Somewhere to actually be

The answer to this is not, ultimately, better-designed branded experiences (though that would be a start). It is third places. It is the reinvestment in the kinds of spaces that do not require you to buy a ticket or perform enjoyment for a camera. Spaces that are a little rough around the edges, belonging to no one in particular, where the point is simply to be present.

These spaces are a planning and funding problem as much as a design one. They require local policy, sustained investment, and a view of public space that values lingering as legitimate (and not insidiously branded as "loitering"). Yes, the solutions are "boring". They are less photogenic than a pink warehouse and considerably harder to monetize. They are also, reliably, what people actually need.
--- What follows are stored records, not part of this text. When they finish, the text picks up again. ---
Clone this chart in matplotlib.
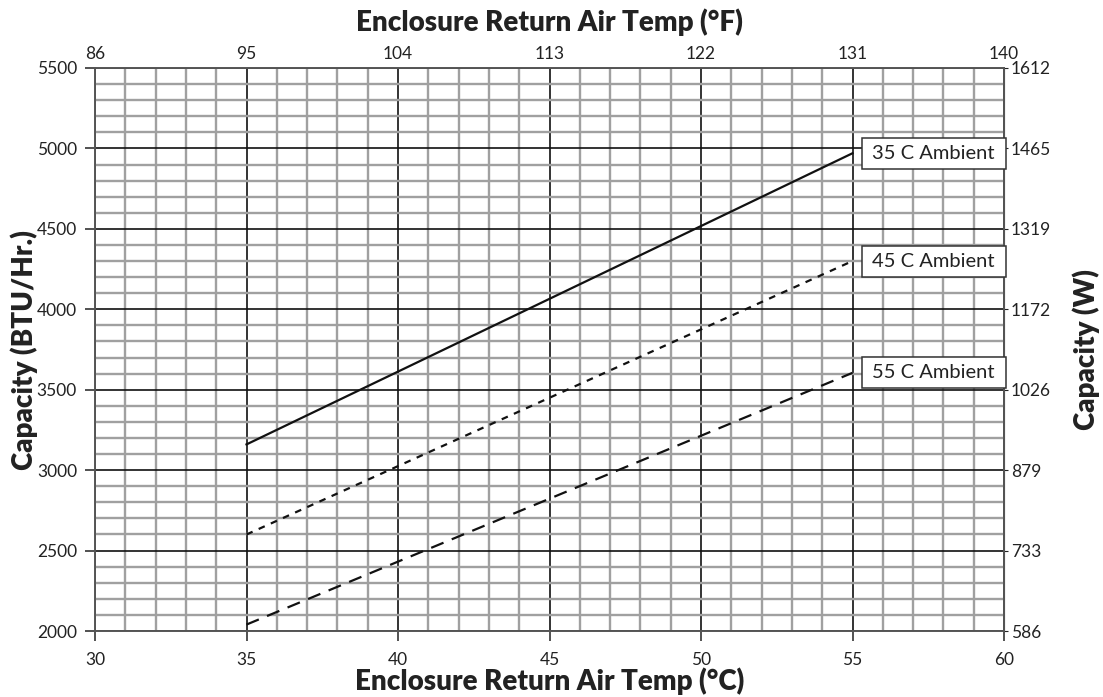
import matplotlib
matplotlib.use("Agg")
import matplotlib.pyplot as plt
from matplotlib.patches import Rectangle
import numpy as np

# Data
temp_c = [35, 55]
series_names = ["35 C Ambient", "45 C Ambient", "55 C Ambient"]
cap_35 = [3160, 4970]
cap_45 = [2600, 4300]
cap_55 = [2040, 3605]
x_ticks_c = [30, 35, 40, 45, 50, 55, 60]
top_tick_labels = ["86", "95", "104", "113", "122", "131", "140"]
y_ticks = [2000, 2500, 3000, 3500, 4000, 4500, 5000, 5500]
right_tick_labels = ["586", "733", "879", "1026", "1172", "1319", "1465", "1612"]

plt.rcParams['font.family'] = ['Lato', 'DejaVu Sans']

W, H = 1103, 697
fig = plt.figure(figsize=(W / 100, H / 100), dpi=100)
ax = fig.add_axes([95 / W, 1 - 631 / H, (1004 - 95) / W, (631 - 68) / H])

ax.set_xlim(30, 60)
ax.set_ylim(2000, 5500)

TICK_FS = 12.5
TITLE_FS = 20
TXT = '#222222'

# grid
ax.set_xticks(np.arange(30, 61, 1), minor=True)
ax.set_yticks(np.arange(2000, 5501, 100), minor=True)
ax.set_xticks(x_ticks_c)
ax.set_yticks(y_ticks)
ax.grid(which='minor', color='#a0a0a0', linewidth=1.7, zorder=0)
ax.grid(which='major', color='#111111', linewidth=1.2, zorder=1)
ax.set_axisbelow(True)
ax.tick_params(which='minor', length=0)
ax.tick_params(which='major', length=7, width=1.1, labelsize=TICK_FS, colors=TXT, pad=6)
ax.tick_params(axis='x', which='major', pad=8)
for s in ax.spines.values():
    s.set_color('#555555')
    s.set_linewidth(1.4)

styles = ['-', (0, (3, 3)), (0, (6, 4))]
series = [cap_35, cap_45, cap_55]
for name, vals, ls in zip(series_names, series, styles):
    ax.plot(temp_c, vals, color='#111111', linestyle=ls, linewidth=1.6, zorder=3)
    yc = vals[-1]
    h = 193
    ax.add_patch(Rectangle((55.31, yc - h / 2), 60.07 - 55.31, h, facecolor='white',
                           edgecolor='#333333', linewidth=1.1, zorder=5, clip_on=False))
    ax.text(55.64, yc, name, ha='left', va='center', fontsize=14.5,
            color=TXT, zorder=6, clip_on=False)

# top axis (°F)
top = ax.secondary_xaxis('top')
top.set_xticks(x_ticks_c)
top.set_xticklabels(top_tick_labels)
top.tick_params(length=0, labelsize=TICK_FS, colors=TXT, pad=4)
top.spines['top'].set_visible(False)

# right axis (W)
right = ax.secondary_yaxis('right')
right.set_yticks(y_ticks)
right.set_yticklabels(right_tick_labels)
right.tick_params(length=3, labelsize=TICK_FS, colors=TXT, pad=2)
right.spines['right'].set_color('#333333')

cx = (95 + 1004) / 2 / W
title_kw = dict(fontsize=TITLE_FS, fontweight='heavy', color=TXT)
fig.text(cx, 1 - 31 / H, 'Enclosure Return Air Temp (°F)', ha='center', va='baseline', **title_kw)
fig.text(cx, 1 - 690 / H, 'Enclosure Return Air Temp (°C)', ha='center', va='baseline', **title_kw)
fig.text(24 / W, 1 - 350 / H, 'Capacity (BTU/Hr.)', rotation=90, ha='center', va='center', **title_kw)
fig.text(1086 / W, 1 - 350 / H, 'Capacity (W)', rotation=90, ha='center', va='center', **title_kw)

fig.savefig('out.png', dpi=100)
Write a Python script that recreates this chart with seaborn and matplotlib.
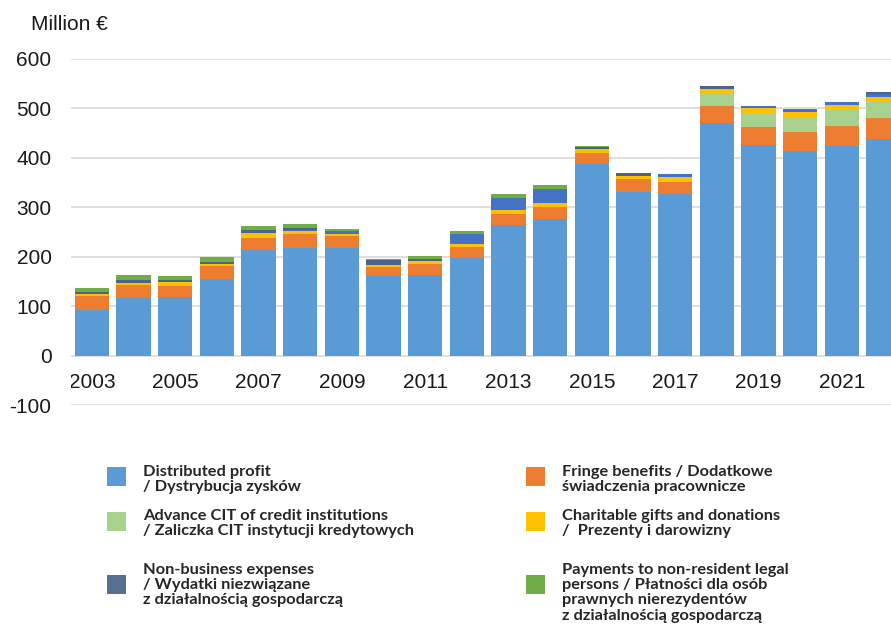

Fostering third places requires local policy, sustained investment, and a view of public space that values lingering as legitimate (and not insidiously branded as "loitering")

Until we have more of them, the warehouses will keep going up. And they will keep being disappointing. And we will keep being surprised, which is perhaps the most telling part. We keep arriving with genuine hope, proof that the desire they are exploiting is entirely real, and entirely unmet.